Rows —
************

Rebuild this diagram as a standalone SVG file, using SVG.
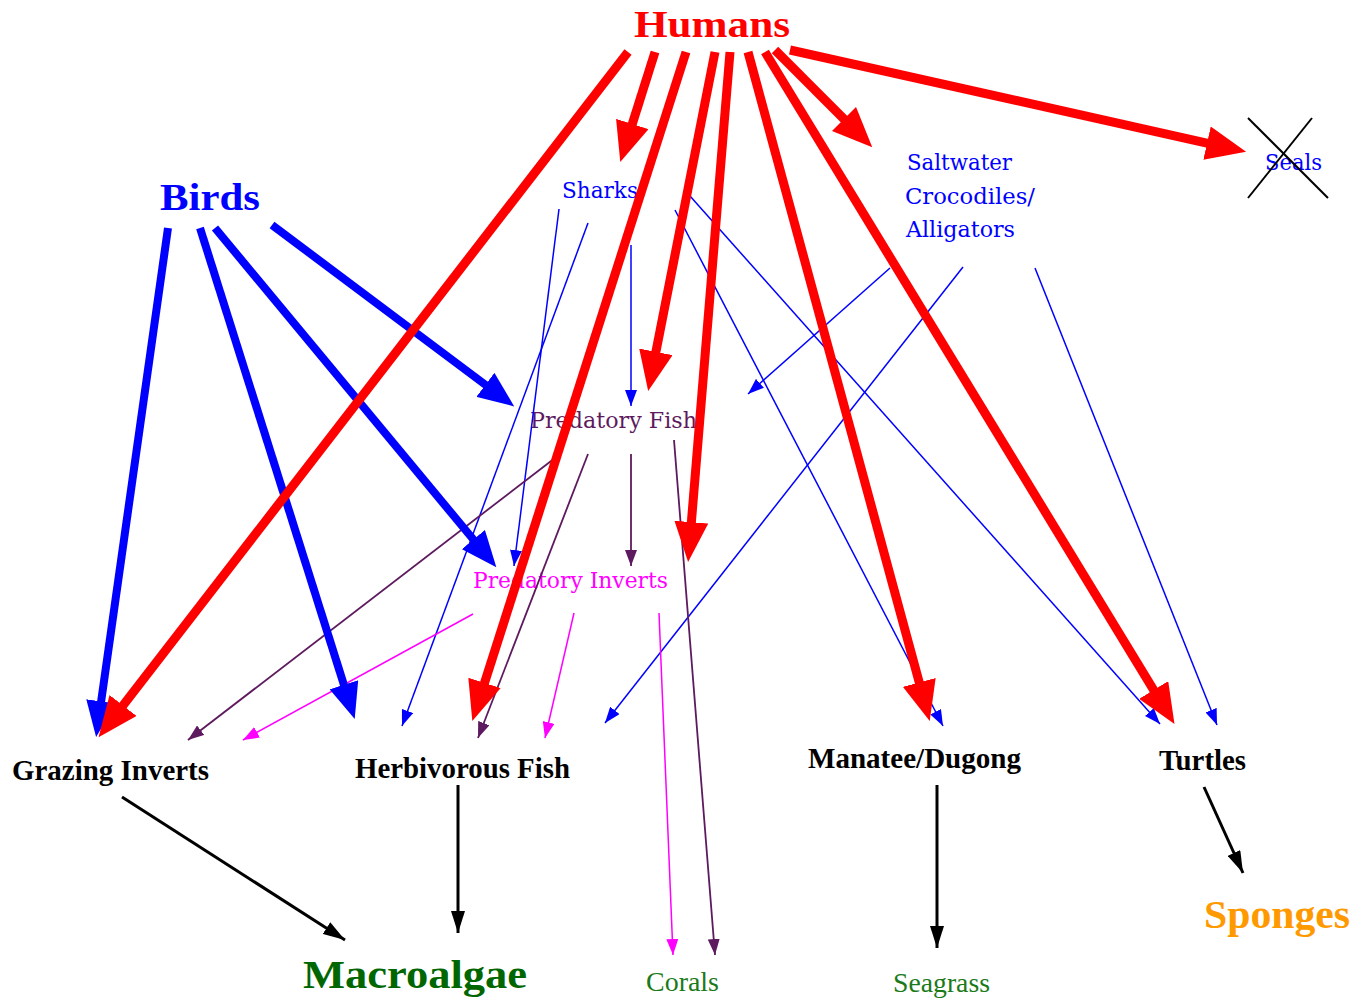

************

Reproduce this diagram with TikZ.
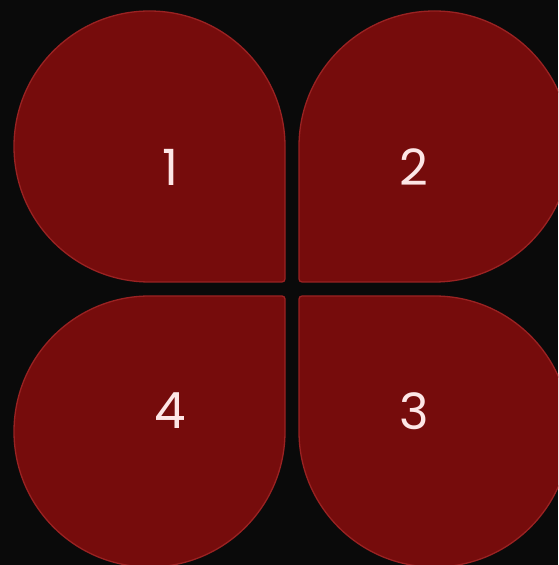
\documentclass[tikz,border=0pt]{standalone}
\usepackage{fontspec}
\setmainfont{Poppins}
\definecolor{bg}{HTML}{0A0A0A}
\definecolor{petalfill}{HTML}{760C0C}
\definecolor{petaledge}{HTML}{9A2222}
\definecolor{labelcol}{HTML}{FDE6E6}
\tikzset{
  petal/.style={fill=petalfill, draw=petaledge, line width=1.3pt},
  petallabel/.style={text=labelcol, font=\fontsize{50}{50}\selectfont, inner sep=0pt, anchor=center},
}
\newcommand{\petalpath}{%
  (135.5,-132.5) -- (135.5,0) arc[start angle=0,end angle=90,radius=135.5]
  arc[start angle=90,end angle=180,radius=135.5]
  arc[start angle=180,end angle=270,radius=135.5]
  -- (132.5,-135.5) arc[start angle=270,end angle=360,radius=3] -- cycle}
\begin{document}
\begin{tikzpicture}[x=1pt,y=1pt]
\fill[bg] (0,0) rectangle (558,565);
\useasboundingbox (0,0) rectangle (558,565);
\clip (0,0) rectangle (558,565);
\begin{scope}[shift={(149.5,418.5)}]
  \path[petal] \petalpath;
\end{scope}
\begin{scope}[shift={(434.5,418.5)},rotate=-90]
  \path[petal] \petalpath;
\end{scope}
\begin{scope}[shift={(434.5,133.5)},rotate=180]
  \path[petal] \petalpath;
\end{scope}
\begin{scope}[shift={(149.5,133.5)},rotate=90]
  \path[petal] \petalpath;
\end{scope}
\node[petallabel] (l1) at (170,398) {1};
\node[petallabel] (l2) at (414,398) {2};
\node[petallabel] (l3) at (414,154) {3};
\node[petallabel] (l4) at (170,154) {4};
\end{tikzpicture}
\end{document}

************

Work instructions —
Which lines in the listing above hold the word "diagram"? Show each of them.

Exercise answer —
Rebuild this diagram as a standalone SVG file, using SVG.
Reproduce this diagram with TikZ.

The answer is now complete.